== Stored data
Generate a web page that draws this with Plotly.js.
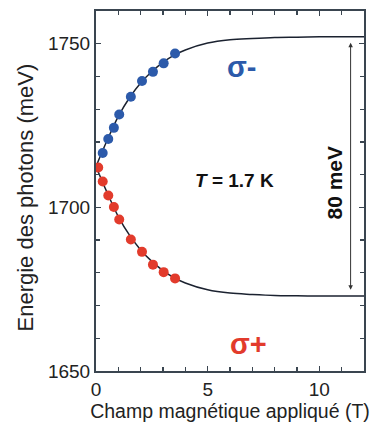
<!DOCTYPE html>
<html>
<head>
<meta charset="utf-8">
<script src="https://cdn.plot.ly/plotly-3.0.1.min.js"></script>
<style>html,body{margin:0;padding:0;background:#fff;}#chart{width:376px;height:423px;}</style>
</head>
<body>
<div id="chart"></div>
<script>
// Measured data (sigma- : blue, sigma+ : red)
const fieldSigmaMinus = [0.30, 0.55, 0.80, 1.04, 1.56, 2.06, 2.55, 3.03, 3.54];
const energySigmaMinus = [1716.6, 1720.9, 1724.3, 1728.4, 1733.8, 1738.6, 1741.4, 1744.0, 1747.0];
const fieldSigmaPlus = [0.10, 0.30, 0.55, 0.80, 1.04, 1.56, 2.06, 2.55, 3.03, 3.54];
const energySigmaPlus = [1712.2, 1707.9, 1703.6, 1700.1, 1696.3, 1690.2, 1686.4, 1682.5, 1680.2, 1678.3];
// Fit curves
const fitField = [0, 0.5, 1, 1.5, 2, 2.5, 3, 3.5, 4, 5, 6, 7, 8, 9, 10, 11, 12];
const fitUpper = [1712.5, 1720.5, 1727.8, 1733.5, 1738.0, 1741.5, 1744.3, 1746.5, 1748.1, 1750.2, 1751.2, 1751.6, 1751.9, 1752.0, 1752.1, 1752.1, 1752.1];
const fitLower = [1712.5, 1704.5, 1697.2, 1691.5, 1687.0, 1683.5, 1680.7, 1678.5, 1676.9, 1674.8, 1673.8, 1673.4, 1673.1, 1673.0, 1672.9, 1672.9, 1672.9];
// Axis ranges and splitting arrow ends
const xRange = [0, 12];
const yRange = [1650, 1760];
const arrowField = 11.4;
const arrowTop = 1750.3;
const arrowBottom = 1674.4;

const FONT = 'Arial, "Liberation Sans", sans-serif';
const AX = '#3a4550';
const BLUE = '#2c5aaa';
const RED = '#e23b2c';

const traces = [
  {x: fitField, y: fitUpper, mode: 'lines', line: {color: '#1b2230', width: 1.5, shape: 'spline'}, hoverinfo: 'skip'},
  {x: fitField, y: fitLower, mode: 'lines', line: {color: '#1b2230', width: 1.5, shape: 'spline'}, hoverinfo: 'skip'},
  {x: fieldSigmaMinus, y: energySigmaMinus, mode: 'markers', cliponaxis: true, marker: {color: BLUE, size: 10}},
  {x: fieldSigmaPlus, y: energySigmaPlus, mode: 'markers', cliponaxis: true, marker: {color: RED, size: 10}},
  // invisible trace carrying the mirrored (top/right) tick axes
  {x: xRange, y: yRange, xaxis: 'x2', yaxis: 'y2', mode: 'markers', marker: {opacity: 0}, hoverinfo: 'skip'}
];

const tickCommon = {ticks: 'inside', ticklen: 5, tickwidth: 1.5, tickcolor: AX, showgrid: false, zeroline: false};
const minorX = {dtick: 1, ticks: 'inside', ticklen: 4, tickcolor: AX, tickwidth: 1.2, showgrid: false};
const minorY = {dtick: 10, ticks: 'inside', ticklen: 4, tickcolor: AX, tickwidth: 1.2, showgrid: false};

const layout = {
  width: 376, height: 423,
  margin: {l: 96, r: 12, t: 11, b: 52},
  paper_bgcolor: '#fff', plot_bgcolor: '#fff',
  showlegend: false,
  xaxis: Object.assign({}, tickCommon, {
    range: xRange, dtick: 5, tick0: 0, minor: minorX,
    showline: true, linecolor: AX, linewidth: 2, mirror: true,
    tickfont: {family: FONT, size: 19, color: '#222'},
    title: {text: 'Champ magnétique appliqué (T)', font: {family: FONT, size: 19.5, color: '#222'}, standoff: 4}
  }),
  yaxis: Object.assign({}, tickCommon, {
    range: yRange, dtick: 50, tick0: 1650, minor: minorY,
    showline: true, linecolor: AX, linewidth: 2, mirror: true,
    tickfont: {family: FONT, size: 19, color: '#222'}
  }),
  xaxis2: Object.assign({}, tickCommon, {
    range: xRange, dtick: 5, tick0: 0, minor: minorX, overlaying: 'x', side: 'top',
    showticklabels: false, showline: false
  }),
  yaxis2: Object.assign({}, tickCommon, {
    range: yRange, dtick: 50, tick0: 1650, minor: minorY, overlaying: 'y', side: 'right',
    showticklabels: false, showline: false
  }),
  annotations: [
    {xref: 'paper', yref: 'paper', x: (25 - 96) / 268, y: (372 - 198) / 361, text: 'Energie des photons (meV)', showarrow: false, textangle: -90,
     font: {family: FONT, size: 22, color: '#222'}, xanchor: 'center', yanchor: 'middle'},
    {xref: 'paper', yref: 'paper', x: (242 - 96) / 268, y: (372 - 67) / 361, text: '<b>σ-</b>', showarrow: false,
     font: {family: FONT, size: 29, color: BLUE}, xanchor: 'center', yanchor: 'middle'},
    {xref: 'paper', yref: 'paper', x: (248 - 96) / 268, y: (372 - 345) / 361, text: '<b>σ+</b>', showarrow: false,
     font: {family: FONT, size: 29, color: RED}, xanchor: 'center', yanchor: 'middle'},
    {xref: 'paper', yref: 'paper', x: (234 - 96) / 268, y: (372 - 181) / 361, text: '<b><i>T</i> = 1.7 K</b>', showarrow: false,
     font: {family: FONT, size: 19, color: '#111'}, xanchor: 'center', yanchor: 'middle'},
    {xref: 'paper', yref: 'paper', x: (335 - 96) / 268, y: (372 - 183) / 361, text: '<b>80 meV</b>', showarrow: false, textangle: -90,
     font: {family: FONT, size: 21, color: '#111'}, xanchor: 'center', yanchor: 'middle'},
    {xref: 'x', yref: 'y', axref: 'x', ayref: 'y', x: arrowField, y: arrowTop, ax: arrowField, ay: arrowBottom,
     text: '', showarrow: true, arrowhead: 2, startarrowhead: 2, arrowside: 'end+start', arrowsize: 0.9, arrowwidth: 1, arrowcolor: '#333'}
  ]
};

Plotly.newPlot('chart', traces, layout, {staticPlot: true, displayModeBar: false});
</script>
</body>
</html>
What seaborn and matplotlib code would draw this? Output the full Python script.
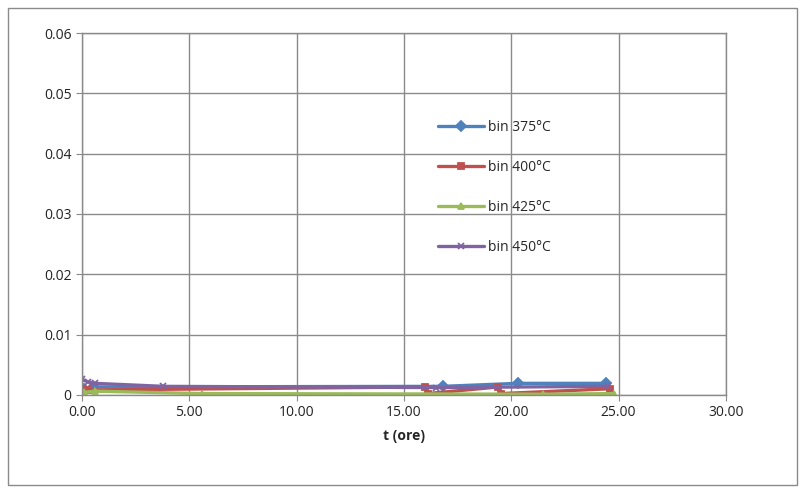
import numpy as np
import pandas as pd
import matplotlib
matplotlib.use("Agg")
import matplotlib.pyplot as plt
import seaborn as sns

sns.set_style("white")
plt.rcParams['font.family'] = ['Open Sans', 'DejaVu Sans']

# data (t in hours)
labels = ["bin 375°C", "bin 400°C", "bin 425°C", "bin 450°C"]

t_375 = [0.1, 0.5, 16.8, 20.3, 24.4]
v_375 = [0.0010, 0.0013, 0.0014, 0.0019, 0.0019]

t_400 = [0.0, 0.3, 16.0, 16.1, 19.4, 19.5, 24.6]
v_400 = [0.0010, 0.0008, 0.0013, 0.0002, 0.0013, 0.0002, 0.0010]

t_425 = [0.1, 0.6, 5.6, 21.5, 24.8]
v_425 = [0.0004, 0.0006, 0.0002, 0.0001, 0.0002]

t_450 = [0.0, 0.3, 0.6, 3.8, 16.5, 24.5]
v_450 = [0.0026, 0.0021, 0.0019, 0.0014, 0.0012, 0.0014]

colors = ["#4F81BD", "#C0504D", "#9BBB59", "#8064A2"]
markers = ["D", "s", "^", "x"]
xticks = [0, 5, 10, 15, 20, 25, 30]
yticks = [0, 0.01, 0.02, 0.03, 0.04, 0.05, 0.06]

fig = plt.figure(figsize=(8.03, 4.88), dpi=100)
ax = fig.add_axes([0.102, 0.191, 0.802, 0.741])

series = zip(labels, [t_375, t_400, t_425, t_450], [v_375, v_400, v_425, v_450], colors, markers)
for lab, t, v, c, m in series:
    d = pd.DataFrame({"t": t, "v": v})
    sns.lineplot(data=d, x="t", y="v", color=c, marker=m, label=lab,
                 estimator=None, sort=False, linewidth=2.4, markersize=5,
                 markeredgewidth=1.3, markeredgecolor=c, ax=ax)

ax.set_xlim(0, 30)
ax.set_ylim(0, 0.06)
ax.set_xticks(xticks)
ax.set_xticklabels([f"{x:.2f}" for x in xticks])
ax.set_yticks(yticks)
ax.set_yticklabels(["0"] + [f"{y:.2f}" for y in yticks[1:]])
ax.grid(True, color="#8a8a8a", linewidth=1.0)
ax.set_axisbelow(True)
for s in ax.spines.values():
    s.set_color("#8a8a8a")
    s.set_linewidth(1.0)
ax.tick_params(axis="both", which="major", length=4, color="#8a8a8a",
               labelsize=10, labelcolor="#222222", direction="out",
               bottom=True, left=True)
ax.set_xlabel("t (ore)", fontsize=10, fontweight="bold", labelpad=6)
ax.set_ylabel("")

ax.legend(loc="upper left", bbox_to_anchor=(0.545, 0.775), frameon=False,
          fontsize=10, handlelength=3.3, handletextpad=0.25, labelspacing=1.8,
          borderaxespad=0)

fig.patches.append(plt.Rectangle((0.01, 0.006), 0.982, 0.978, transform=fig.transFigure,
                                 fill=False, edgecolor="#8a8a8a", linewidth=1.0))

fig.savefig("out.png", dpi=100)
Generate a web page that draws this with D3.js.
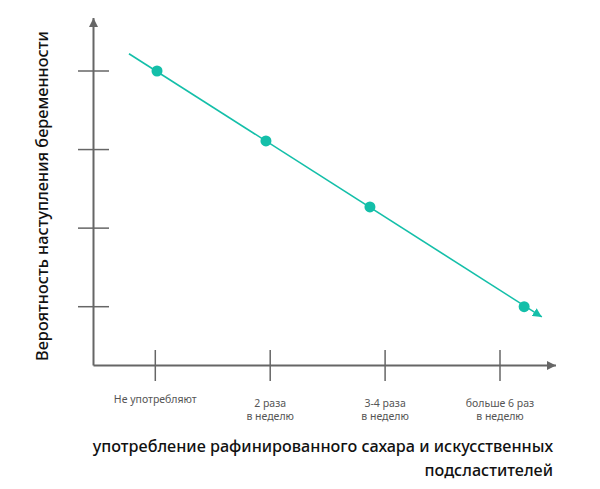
====
**Exercise task:** Retype the section that opens with the line holding "What seaborn and" and closes with the line holding "plt.rcParams['font.family'] = ['Open", exactly as it reads, without any pictures.

**Reply:**
What seaborn and matplotlib code would draw this? Output the full Python script.
import numpy as np
import pandas as pd
import matplotlib
matplotlib.use("Agg")
import matplotlib.pyplot as plt
import seaborn as sns

sns.set_style("white")
plt.rcParams['font.family'] = ['Open Sans', 'DejaVu Sans']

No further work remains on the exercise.